Prompt
Only the lines from the one containing "Output the standalone" down to the one containing "The picture is" should be printed, exactly as they stand, ends included.

Task data
━━━

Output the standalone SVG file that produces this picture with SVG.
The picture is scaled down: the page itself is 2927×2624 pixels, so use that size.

━━━

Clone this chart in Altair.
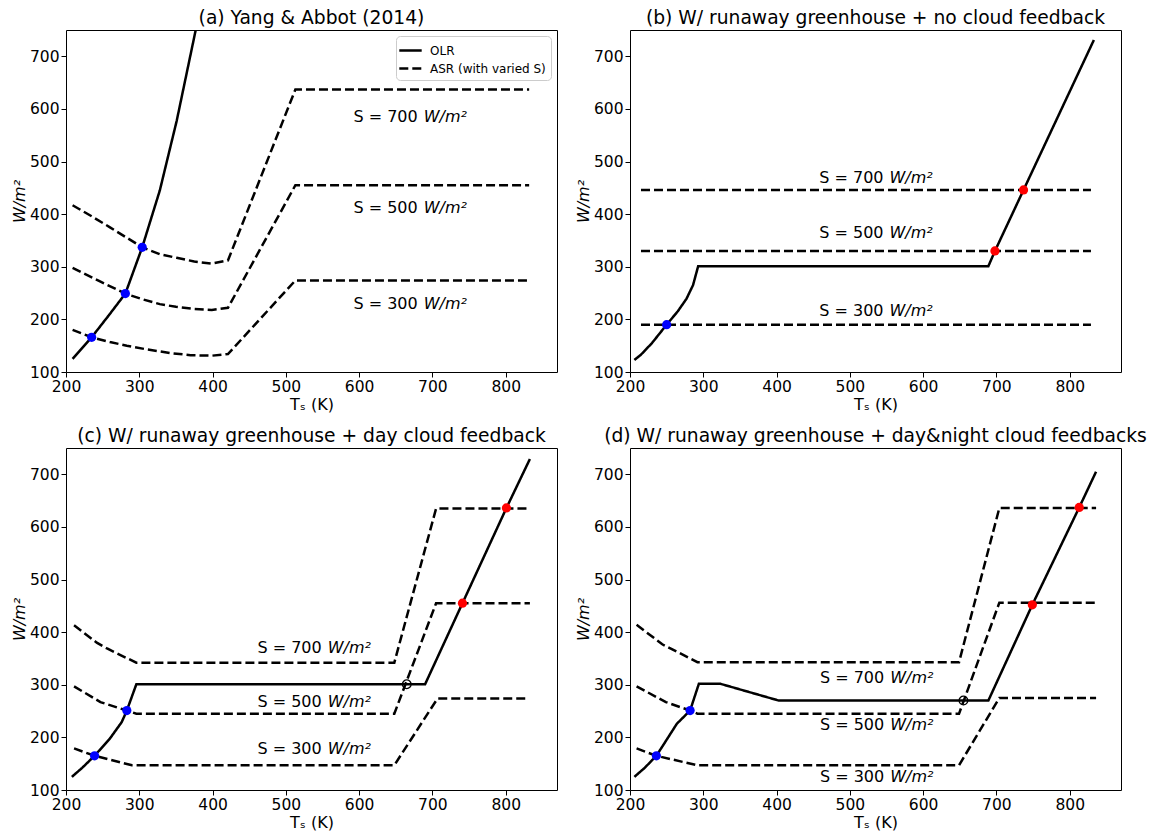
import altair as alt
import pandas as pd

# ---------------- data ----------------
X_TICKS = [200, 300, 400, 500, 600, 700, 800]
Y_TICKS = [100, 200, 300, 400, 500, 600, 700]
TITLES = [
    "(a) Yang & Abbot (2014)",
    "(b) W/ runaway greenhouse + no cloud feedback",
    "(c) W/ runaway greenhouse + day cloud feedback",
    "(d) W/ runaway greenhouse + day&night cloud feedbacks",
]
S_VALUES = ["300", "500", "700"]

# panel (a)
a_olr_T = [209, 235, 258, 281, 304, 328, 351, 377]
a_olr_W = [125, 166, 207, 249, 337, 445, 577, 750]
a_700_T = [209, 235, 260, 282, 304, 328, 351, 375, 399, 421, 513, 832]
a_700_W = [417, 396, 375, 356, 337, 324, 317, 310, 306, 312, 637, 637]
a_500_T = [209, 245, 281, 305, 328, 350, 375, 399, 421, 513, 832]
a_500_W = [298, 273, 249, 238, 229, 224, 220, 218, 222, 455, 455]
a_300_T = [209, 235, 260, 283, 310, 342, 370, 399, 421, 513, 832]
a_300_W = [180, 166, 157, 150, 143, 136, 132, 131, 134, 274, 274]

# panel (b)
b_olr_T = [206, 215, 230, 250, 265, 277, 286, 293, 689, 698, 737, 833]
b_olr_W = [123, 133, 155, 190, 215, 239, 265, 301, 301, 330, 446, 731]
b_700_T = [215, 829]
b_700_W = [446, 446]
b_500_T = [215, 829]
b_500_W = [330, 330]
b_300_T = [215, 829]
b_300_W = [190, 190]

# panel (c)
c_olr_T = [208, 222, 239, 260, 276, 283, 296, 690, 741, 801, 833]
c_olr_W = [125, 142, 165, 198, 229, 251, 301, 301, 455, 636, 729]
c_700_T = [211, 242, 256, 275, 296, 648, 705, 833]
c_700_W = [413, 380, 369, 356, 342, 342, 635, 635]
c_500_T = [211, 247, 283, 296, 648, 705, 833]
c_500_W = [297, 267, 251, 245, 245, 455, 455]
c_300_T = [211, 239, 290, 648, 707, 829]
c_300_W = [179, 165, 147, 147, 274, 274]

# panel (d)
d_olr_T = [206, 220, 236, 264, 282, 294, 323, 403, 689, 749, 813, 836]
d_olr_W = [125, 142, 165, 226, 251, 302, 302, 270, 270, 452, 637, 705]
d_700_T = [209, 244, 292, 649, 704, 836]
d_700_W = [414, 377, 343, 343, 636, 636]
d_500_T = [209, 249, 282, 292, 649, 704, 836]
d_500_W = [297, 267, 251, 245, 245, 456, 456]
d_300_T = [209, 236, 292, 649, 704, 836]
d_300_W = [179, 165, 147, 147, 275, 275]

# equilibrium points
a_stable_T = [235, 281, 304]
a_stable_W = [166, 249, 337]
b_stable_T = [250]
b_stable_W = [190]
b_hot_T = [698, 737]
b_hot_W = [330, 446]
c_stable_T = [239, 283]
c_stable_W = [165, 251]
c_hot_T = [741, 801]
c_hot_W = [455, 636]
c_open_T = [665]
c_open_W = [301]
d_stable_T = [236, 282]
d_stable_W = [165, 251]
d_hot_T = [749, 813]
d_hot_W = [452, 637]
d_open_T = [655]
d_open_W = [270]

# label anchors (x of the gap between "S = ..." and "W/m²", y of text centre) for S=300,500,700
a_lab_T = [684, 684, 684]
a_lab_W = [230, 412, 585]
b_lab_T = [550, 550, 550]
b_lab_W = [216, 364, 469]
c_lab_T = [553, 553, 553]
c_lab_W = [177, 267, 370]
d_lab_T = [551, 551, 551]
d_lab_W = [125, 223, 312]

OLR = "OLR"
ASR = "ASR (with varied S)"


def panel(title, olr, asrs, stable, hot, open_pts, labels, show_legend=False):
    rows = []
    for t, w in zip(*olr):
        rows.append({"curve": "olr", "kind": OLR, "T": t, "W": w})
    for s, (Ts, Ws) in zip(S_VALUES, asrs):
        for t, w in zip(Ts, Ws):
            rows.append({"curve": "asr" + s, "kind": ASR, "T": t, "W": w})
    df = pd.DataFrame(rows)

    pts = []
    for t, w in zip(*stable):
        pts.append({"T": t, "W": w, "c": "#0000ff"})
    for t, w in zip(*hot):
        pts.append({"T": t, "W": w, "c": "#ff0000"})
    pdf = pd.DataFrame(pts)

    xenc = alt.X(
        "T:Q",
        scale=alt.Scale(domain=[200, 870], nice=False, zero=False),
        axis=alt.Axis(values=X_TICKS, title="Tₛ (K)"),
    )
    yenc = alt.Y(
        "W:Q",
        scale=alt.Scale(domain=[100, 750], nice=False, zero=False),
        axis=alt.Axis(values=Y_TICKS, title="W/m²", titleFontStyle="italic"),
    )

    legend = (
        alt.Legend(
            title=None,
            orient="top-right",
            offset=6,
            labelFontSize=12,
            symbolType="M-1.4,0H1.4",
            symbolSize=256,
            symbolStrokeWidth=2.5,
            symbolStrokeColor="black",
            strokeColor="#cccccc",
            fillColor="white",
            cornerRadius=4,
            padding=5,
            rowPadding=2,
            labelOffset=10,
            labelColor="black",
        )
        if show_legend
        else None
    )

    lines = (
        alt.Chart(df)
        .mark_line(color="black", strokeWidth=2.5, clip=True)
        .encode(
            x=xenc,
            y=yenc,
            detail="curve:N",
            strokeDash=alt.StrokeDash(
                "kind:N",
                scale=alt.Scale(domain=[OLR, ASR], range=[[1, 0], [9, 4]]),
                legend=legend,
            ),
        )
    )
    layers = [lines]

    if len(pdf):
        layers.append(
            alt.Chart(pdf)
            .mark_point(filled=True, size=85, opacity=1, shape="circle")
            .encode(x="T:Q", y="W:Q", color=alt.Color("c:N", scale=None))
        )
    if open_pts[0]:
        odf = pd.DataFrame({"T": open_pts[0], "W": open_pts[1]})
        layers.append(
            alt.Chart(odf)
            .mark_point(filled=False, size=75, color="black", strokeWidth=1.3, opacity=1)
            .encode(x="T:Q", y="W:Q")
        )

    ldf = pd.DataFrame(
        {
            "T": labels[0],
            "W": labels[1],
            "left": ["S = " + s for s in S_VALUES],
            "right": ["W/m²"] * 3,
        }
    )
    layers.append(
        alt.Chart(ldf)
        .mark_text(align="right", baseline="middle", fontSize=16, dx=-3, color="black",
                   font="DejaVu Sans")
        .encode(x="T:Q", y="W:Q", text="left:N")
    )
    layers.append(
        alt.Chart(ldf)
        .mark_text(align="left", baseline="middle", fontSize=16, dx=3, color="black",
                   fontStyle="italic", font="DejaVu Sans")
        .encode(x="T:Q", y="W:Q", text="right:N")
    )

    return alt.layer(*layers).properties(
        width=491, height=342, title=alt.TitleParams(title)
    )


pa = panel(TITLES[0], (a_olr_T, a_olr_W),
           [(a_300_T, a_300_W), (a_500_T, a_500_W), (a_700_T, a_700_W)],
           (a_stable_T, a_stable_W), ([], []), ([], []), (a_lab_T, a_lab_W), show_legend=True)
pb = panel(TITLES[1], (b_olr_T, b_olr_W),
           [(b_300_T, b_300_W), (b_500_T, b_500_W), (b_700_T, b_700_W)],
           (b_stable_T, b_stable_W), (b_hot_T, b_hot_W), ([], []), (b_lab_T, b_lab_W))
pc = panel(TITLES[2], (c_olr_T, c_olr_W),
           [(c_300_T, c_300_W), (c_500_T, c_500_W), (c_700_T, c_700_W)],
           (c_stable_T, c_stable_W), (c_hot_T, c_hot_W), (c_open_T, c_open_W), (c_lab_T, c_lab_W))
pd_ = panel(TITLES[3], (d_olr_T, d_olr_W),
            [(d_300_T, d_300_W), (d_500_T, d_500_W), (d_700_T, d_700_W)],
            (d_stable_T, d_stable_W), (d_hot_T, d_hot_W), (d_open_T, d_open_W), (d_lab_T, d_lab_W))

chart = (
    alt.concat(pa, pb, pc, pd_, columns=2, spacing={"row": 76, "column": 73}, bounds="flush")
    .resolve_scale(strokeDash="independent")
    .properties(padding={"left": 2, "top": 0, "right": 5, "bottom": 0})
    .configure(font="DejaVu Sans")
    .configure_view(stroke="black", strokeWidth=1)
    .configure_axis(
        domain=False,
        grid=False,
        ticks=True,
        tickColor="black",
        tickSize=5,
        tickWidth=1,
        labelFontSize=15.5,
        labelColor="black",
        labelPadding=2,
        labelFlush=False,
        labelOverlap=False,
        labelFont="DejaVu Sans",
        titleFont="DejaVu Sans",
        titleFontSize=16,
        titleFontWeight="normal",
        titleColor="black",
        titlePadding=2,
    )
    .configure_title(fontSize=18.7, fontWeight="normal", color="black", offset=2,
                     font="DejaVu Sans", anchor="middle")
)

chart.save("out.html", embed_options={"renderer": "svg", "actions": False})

━━━

Solution to this task
Output the standalone SVG file that produces this picture with SVG.
The picture is scaled down: the page itself is 2927×2624 pixels, so use that size.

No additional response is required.